> **To do**:
Transcribe the records below exactly as they appear, omitting any pictures.

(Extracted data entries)
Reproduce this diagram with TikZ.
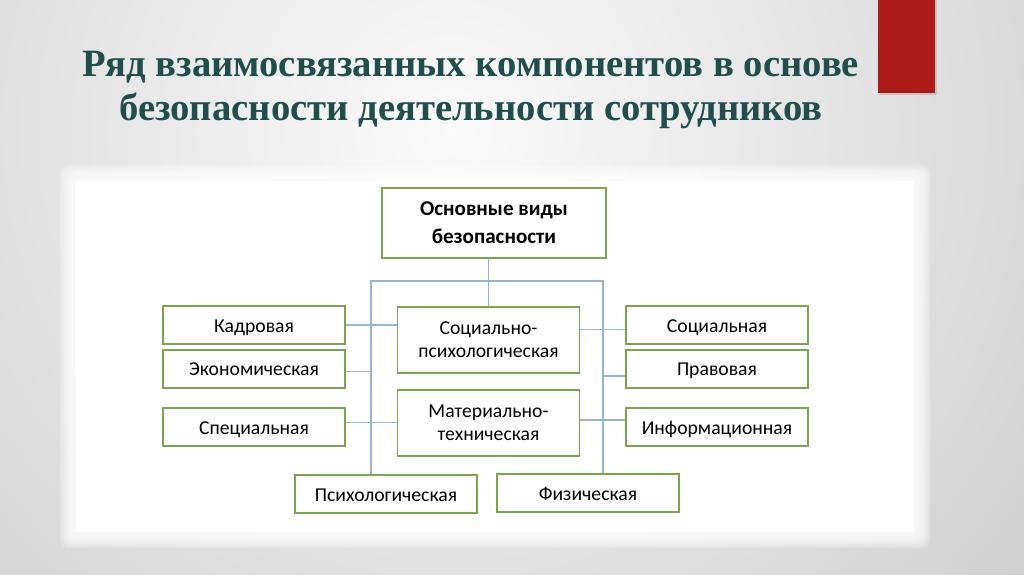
\documentclass[tikz,border=0pt]{standalone}
\usepackage{fontspec}
\setmainfont{Carlito}
\newfontfamily\titlefont{Liberation Serif}
\usepackage{xcolor}
\usepackage{tikz}
\usetikzlibrary{positioning,calc}

\definecolor{boxgreen}{RGB}{122,165,78}
\definecolor{linkblue}{RGB}{150,180,205}
\definecolor{titleteal}{RGB}{31,78,77}
\definecolor{barred}{RGB}{174,26,23}

\begin{document}
\begin{tikzpicture}[
  x=0.025cm, y=-0.025cm,
  box/.style={draw=boxgreen, line width=1.3pt, fill=white, minimum width=4.55cm, minimum height=0.95cm, inner sep=1pt, text height=11pt, text depth=1pt, font=\fontsize{14}{16.5}\selectfont},
  tallbox/.style={box, minimum height=1.65cm, text height=, text depth=, align=center},
  link/.style={draw=linkblue, line width=0.9pt},
]
  \useasboundingbox (0,0) rectangle (1024,574);
  \begin{scope}
    \clip (0,0) rectangle (1024,574);
    \shade[inner color=gray!4, outer color=gray!44] (450,130) circle (900);
  \end{scope}
  \foreach \d in {0,2,...,14}
    \fill[white, opacity=0.22, rounded corners=6] (60+\d,165+\d) rectangle (930-\d,548-\d);
  \fill[white] (76,181) rectangle (914,532);
  \fill[black, opacity=0.12] (880,0) rectangle (937,95);
  \fill[barred] (878,0) rectangle (935,93);

  \node[font=\titlefont\bfseries\fontsize{27.5}{30.6}\selectfont, text=titleteal, align=center] (title) at (471,90)
    {Ряд взаимосвязанных компонентов в основе\\безопасности деятельности сотрудников};

  \node[tallbox, minimum width=5.6cm, minimum height=1.75cm, font=\bfseries\fontsize{15}{20}\selectfont] (base) at (494,223) {Основные виды\\безопасности};

  \node[box] (kadr) at (254,325) {Кадровая};
  \node[box, below=0.1cm of kadr] (econ) {Экономическая};
  \node[box] (spec) at (254,427) {Специальная};
  \node[tallbox] (socpsy) at (488.5,340) {Социально-\\психологическая};
  \node[tallbox] (mat) at (488.5,423) {Материально-\\техническая};
  \node[box] (soc) at (717,325) {Социальная};
  \node[box, below=0.1cm of soc] (prav) {Правовая};
  \node[box] (info) at (717,427) {Информационная};
  \node[box] (psy) at (386,494) {Психологическая};
  \node[box] (fiz) at (588,493) {Физическая};

  \coordinate (busL) at (371,281);
  \coordinate (busR) at (603,281);
  \draw[link] (socpsy.north) -- (socpsy.north |- base.south);
  \draw[link] (psy.north -| busL) -- (busL) -- (busR) -- (fiz.north -| busR);
  \draw[link] (kadr.east) -- (socpsy.west |- kadr.east);
  \draw[link] ([yshift=-2pt]econ.east) -- ([yshift=-2pt]econ.east -| busL);
  \draw[link] ([yshift=3pt]spec.east) -- ([yshift=3pt]mat.west |- spec.east);
  \draw[link] ([yshift=-3pt]socpsy.east |- soc.west) -- ([yshift=-3pt]soc.west);
  \draw[link] ([yshift=-5pt]busR |- prav.west) -- ([yshift=-5pt]prav.west);
  \draw[link] ([yshift=5pt]mat.east |- info.west) -- ([yshift=5pt]info.west);
\end{tikzpicture}
\end{document}
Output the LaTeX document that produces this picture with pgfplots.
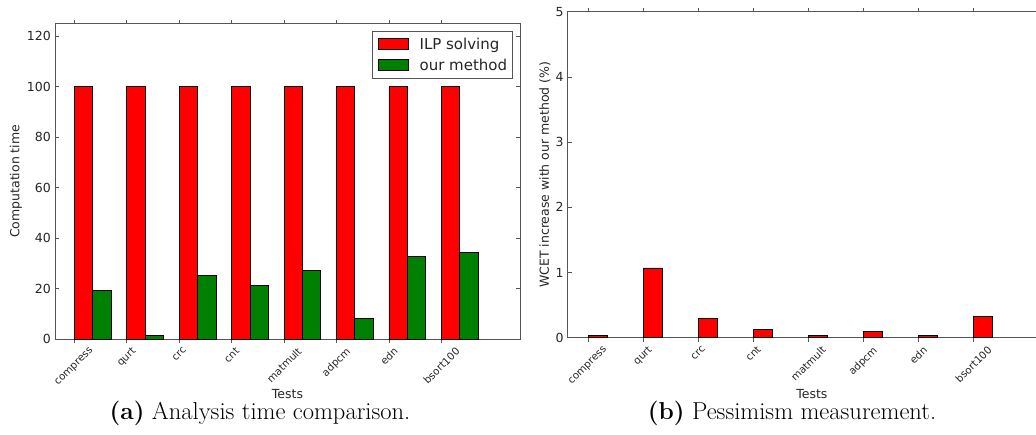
\documentclass[border=0pt]{standalone}
\usepackage{pgfplots}
\usepackage{pgfplotstable}
\pgfplotsset{compat=1.18}
\usepackage{fontspec}
\newfontfamily\djv{DejaVu Sans}
\definecolor{mplred}{RGB}{255,0,0}
\definecolor{mplgreen}{RGB}{0,128,0}
\definecolor{spine}{RGB}{85,85,85}

\pgfplotstableread{
i ilp ours
0 100 19.4
1 100 1.3
2 100 25.1
3 100 21.2
4 100 27.1
5 100 8.3
6 100 32.8
7 100 34.3
}\timedata

\pgfplotstableread{
i inc
0 0.04
1 1.07
2 0.30
3 0.12
4 0.04
5 0.10
6 0.04
7 0.32
}\pessdata

\pgfplotsset{
  mpl/.style={
    scale only axis,
    axis line style={spine, line width=1pt},
    every tick/.style={spine, line width=0.8pt},
    tick align=inside,
    major tick length=4pt,
    xtick pos=both, ytick pos=both,
    xticklabel pos=bottom, yticklabel pos=left,
    xtick={0,...,7},
    xticklabels={\rotatebox{45}{compress},\rotatebox{45}{qurt},\rotatebox{45}{crc},\rotatebox{45}{cnt},\rotatebox{45}{matmult},\rotatebox{45}{adpcm},\rotatebox{45}{edn},\rotatebox{45}{bsort100}},
    xticklabel style={anchor=north, inner sep=0pt, yshift=-3.5pt, font=\djv\fontsize{10.3}{12}\selectfont, text=black!85},
    yticklabel style={anchor=east, inner sep=0pt, xshift=-4pt, font=\djv\fontsize{12.5}{15}\selectfont, text=black!85},
    /pgf/number format/assume math mode=true,
    label style={font=\djv\fontsize{12.5}{15}\selectfont, text=black!85},
    xmin=-0.37, xmax=8.5, ymin=0,
    ybar, bar width=0.35,
    legend image code/.code={\draw[#1] (0pt,-5.5pt) rectangle (30pt,5.5pt); \path[draw=none,fill=none] (0pt,-5.5pt) rectangle (41pt,5.5pt);},
  }
}

\begin{document}
\begin{tikzpicture}
\begin{axis}[mpl,
  at={(55pt,95pt)}, anchor=south west,
  width=465pt, height=315.3pt,
  ymax=125, ytick={0,20,...,120},
  xlabel={Tests}, ylabel={Computation time},
  xlabel style={at={(axis description cs:0.5,-0.174)}, anchor=center},
  ylabel style={at={(axis description cs:-0.084,0.5)}, anchor=center},
  legend style={at={(0.985,0.977)}, anchor=north east, draw=spine, line width=0.8pt,
    font=\djv\fontsize{15}{18}\selectfont, text=black!85,
    inner xsep=5.5pt, inner ysep=6.5pt, row sep=8pt,
    nodes={inner sep=0pt, anchor=west}},
  legend cell align=left,
]
\addplot[fill=mplred, draw=black, line width=0.8pt, bar shift=0pt] table[x expr=\thisrow{i}+0.175, y=ilp] {\timedata};
\addlegendentry{ILP solving}
\addplot[fill=mplgreen, draw=black, line width=0.8pt, bar shift=0pt] table[x expr=\thisrow{i}+0.525, y=ours] {\timedata};
\addlegendentry{our method}
\end{axis}

\begin{axis}[mpl,
  at={(567.7pt,96.3pt)}, anchor=south west,
  width=488.3pt, height=326pt,
  ymax=5, ytick={0,1,...,5},
  xlabel={Tests}, ylabel={WCET increase with our method (\%)},
  xlabel style={at={(axis description cs:0.5,-0.173)}, anchor=center},
  ylabel style={at={(axis description cs:-0.0465,0.5)}, anchor=center},
]
\addplot[fill=mplred, draw=black, line width=0.8pt, bar shift=0pt] table[x expr=\thisrow{i}+0.175, y=inc] {\pessdata};
\end{axis}

\node[anchor=base] at (260pt,15pt) {\fontsize{24.5}{29}\selectfont\textbf{(a)} Analysis time comparison.};
\node[anchor=base] at (792pt,15pt) {\fontsize{24.5}{29}\selectfont\textbf{(b)} Pessimism measurement.};

\pgfresetboundingbox
\path[use as bounding box] (0pt,0pt) rectangle (1036pt,434pt);
\end{tikzpicture}
\end{document}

> **Output of the task**:
Reproduce this diagram with TikZ.
\documentclass[tikz,border=0pt]{standalone}
\usepackage{fontspec}
\setmainfont{Carlito}
\newfontfamily\titlefont{Liberation Serif}
\usepackage{xcolor}
\usepackage{tikz}
\usetikzlibrary{positioning,calc}

\definecolor{boxgreen}{RGB}{122,165,78}
\definecolor{linkblue}{RGB}{150,180,205}
\definecolor{titleteal}{RGB}{31,78,77}
\definecolor{barred}{RGB}{174,26,23}

\begin{document}
\begin{tikzpicture}[
  x=0.025cm, y=-0.025cm,
  box/.style={draw=boxgreen, line width=1.3pt, fill=white, minimum width=4.55cm, minimum height=0.95cm, inner sep=1pt, text height=11pt, text depth=1pt, font=\fontsize{14}{16.5}\selectfont},
  tallbox/.style={box, minimum height=1.65cm, text height=, text depth=, align=center},
  link/.style={draw=linkblue, line width=0.9pt},
]
  \useasboundingbox (0,0) rectangle (1024,574);
  \begin{scope}
    \clip (0,0) rectangle (1024,574);
    \shade[inner color=gray!4, outer color=gray!44] (450,130) circle (900);
  \end{scope}
  \foreach \d in {0,2,...,14}
    \fill[white, opacity=0.22, rounded corners=6] (60+\d,165+\d) rectangle (930-\d,548-\d);
  \fill[white] (76,181) rectangle (914,532);
  \fill[black, opacity=0.12] (880,0) rectangle (937,95);
  \fill[barred] (878,0) rectangle (935,93);

  \node[font=\titlefont\bfseries\fontsize{27.5}{30.6}\selectfont, text=titleteal, align=center] (title) at (471,90)
    {Ряд взаимосвязанных компонентов в основе\\безопасности деятельности сотрудников};

  \node[tallbox, minimum width=5.6cm, minimum height=1.75cm, font=\bfseries\fontsize{15}{20}\selectfont] (base) at (494,223) {Основные виды\\безопасности};

  \node[box] (kadr) at (254,325) {Кадровая};
  \node[box, below=0.1cm of kadr] (econ) {Экономическая};
  \node[box] (spec) at (254,427) {Специальная};
  \node[tallbox] (socpsy) at (488.5,340) {Социально-\\психологическая};
  \node[tallbox] (mat) at (488.5,423) {Материально-\\техническая};
  \node[box] (soc) at (717,325) {Социальная};
  \node[box, below=0.1cm of soc] (prav) {Правовая};
  \node[box] (info) at (717,427) {Информационная};
  \node[box] (psy) at (386,494) {Психологическая};
  \node[box] (fiz) at (588,493) {Физическая};

  \coordinate (busL) at (371,281);
  \coordinate (busR) at (603,281);
  \draw[link] (socpsy.north) -- (socpsy.north |- base.south);
  \draw[link] (psy.north -| busL) -- (busL) -- (busR) -- (fiz.north -| busR);
  \draw[link] (kadr.east) -- (socpsy.west |- kadr.east);
  \draw[link] ([yshift=-2pt]econ.east) -- ([yshift=-2pt]econ.east -| busL);
  \draw[link] ([yshift=3pt]spec.east) -- ([yshift=3pt]mat.west |- spec.east);
  \draw[link] ([yshift=-3pt]socpsy.east |- soc.west) -- ([yshift=-3pt]soc.west);
  \draw[link] ([yshift=-5pt]busR |- prav.west) -- ([yshift=-5pt]prav.west);
  \draw[link] ([yshift=5pt]mat.east |- info.west) -- ([yshift=5pt]info.west);
\end{tikzpicture}
\end{document}
Output the LaTeX document that produces this picture with pgfplots.
\documentclass[border=0pt]{standalone}
\usepackage{pgfplots}
\usepackage{pgfplotstable}
\pgfplotsset{compat=1.18}
\usepackage{fontspec}
\newfontfamily\djv{DejaVu Sans}
\definecolor{mplred}{RGB}{255,0,0}
\definecolor{mplgreen}{RGB}{0,128,0}
\definecolor{spine}{RGB}{85,85,85}

\pgfplotstableread{
i ilp ours
0 100 19.4
1 100 1.3
2 100 25.1
3 100 21.2
4 100 27.1
5 100 8.3
6 100 32.8
7 100 34.3
}\timedata

\pgfplotstableread{
i inc
0 0.04
1 1.07
2 0.30
3 0.12
4 0.04
5 0.10
6 0.04
7 0.32
}\pessdata

\pgfplotsset{
  mpl/.style={
    scale only axis,
    axis line style={spine, line width=1pt},
    every tick/.style={spine, line width=0.8pt},
    tick align=inside,
    major tick length=4pt,
    xtick pos=both, ytick pos=both,
    xticklabel pos=bottom, yticklabel pos=left,
    xtick={0,...,7},
    xticklabels={\rotatebox{45}{compress},\rotatebox{45}{qurt},\rotatebox{45}{crc},\rotatebox{45}{cnt},\rotatebox{45}{matmult},\rotatebox{45}{adpcm},\rotatebox{45}{edn},\rotatebox{45}{bsort100}},
    xticklabel style={anchor=north, inner sep=0pt, yshift=-3.5pt, font=\djv\fontsize{10.3}{12}\selectfont, text=black!85},
    yticklabel style={anchor=east, inner sep=0pt, xshift=-4pt, font=\djv\fontsize{12.5}{15}\selectfont, text=black!85},
    /pgf/number format/assume math mode=true,
    label style={font=\djv\fontsize{12.5}{15}\selectfont, text=black!85},
    xmin=-0.37, xmax=8.5, ymin=0,
    ybar, bar width=0.35,
    legend image code/.code={\draw[#1] (0pt,-5.5pt) rectangle (30pt,5.5pt); \path[draw=none,fill=none] (0pt,-5.5pt) rectangle (41pt,5.5pt);},
  }
}

\begin{document}
\begin{tikzpicture}
\begin{axis}[mpl,
  at={(55pt,95pt)}, anchor=south west,
  width=465pt, height=315.3pt,
  ymax=125, ytick={0,20,...,120},
  xlabel={Tests}, ylabel={Computation time},
  xlabel style={at={(axis description cs:0.5,-0.174)}, anchor=center},
  ylabel style={at={(axis description cs:-0.084,0.5)}, anchor=center},
  legend style={at={(0.985,0.977)}, anchor=north east, draw=spine, line width=0.8pt,
    font=\djv\fontsize{15}{18}\selectfont, text=black!85,
    inner xsep=5.5pt, inner ysep=6.5pt, row sep=8pt,
    nodes={inner sep=0pt, anchor=west}},
  legend cell align=left,
]
\addplot[fill=mplred, draw=black, line width=0.8pt, bar shift=0pt] table[x expr=\thisrow{i}+0.175, y=ilp] {\timedata};
\addlegendentry{ILP solving}
\addplot[fill=mplgreen, draw=black, line width=0.8pt, bar shift=0pt] table[x expr=\thisrow{i}+0.525, y=ours] {\timedata};
\addlegendentry{our method}
\end{axis}

\begin{axis}[mpl,
  at={(567.7pt,96.3pt)}, anchor=south west,
  width=488.3pt, height=326pt,
  ymax=5, ytick={0,1,...,5},
  xlabel={Tests}, ylabel={WCET increase with our method (\%)},
  xlabel style={at={(axis description cs:0.5,-0.173)}, anchor=center},
  ylabel style={at={(axis description cs:-0.0465,0.5)}, anchor=center},
]
\addplot[fill=mplred, draw=black, line width=0.8pt, bar shift=0pt] table[x expr=\thisrow{i}+0.175, y=inc] {\pessdata};
\end{axis}

\node[anchor=base] at (260pt,15pt) {\fontsize{24.5}{29}\selectfont\textbf{(a)} Analysis time comparison.};
\node[anchor=base] at (792pt,15pt) {\fontsize{24.5}{29}\selectfont\textbf{(b)} Pessimism measurement.};

\pgfresetboundingbox
\path[use as bounding box] (0pt,0pt) rectangle (1036pt,434pt);
\end{tikzpicture}
\end{document}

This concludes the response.